29 junio, 2009

Victoriano Crémer: la memoria histórica. Por Francisco Sosa Wagner

Como sabía que León se haría mucho más pequeño y más pobre si él se iba, estiró y estiró su vida haciendo caso omiso a las llamadas que le hacían desde el más allá donde se le consideraba como el más rezagado de entre los rezagados. Pero él tenía mucho que decir en los periódicos y con sus versos como para hacer caso al aguafiestas de la guadaña. Y por eso seguía dándole a la manivela de la pluma y haciendo girar la mariposa de las palabras pues el buen poeta las cuida, les guarda convalecencia cuando se ponen malas y lleva medio luto cuando mueren pisotedas por los nuevos hablantes.
Victoriano Crémer gastaba gran vozarrón hasta hace cuatro días y probablemente lo cuidó porque sabía que España era un retablo de la gran hipocresía donde es preciso escribir mucho, repetir mucho y hacerlo todo a voces para que la franqueza no se canse y acabe desertando y escondiéndose con los estigmas del silencio. Victoriano comía abundante y sazonado, sin remilgos de hipocondría, y bebía con énfasis, me imagino que dormiría a pierna suelta aunque con un ojo entreabierto, atento a los braseros que dejaba encendidos, que eso eran sus poemas. Todos los días acudía al mismo café, muy cerca de su casa, a desayunar, en realidad a vestirse de nuevo el alma y a ponerse la casaca de gran ciudadano.

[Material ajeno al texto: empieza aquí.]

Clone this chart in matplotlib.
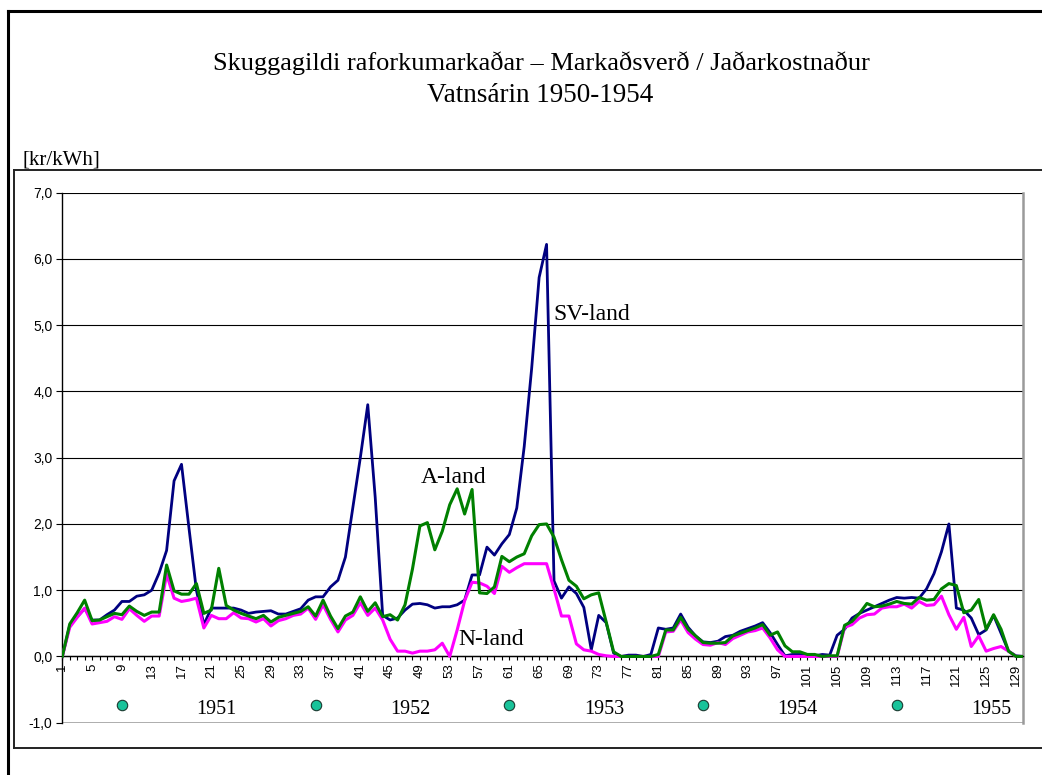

En esta España, que tan bien cantó Victoriano, le han dejado marchar sin el homenaje nacional que él merecía. Y esto pone de manifiesto la hondura del tartufismo nacional porque Victoriano ha vivido el último trayecto de sus años justo cuando se ha estado invocando la memoria histórica. Pues bien, si había en España alguna memoria histórica, limpia, sin falsedades ni repugnantes coartadas políticas ni electoreras, era Victoriano Crémer: memoria de todas las memorias e historia de todas las historias y aun de las historietas. Pero -claro- Victoriano era el espejo que devolvía la imagen verdadera de quienes andan enarbolando en su propio beneficio la memoria histórica. Por eso no querían ni verlo y por eso lo más que le dieron desde las esferas oficiales fue la medalla al mérito en el trabajo. Es decir, le han tratado como se trata al humilde empleado que lleva cincuenta años despachando en la misma tienda de tejidos y novedades. Por el contrario, quienes supieron encender en tiempo y forma el pebetero de los halagos se llevaron las honras literarias que a él le correspondían.
Lo bueno de un hombre bueno es que a él le daba igual porque ya desde muy joven tuvo “el alma entre vidrios esperando la muerte”. Se habrá llevado su columna para seguir observándonos desde ella. Yo espero oír alguna vez su gran vozarrón de amistad.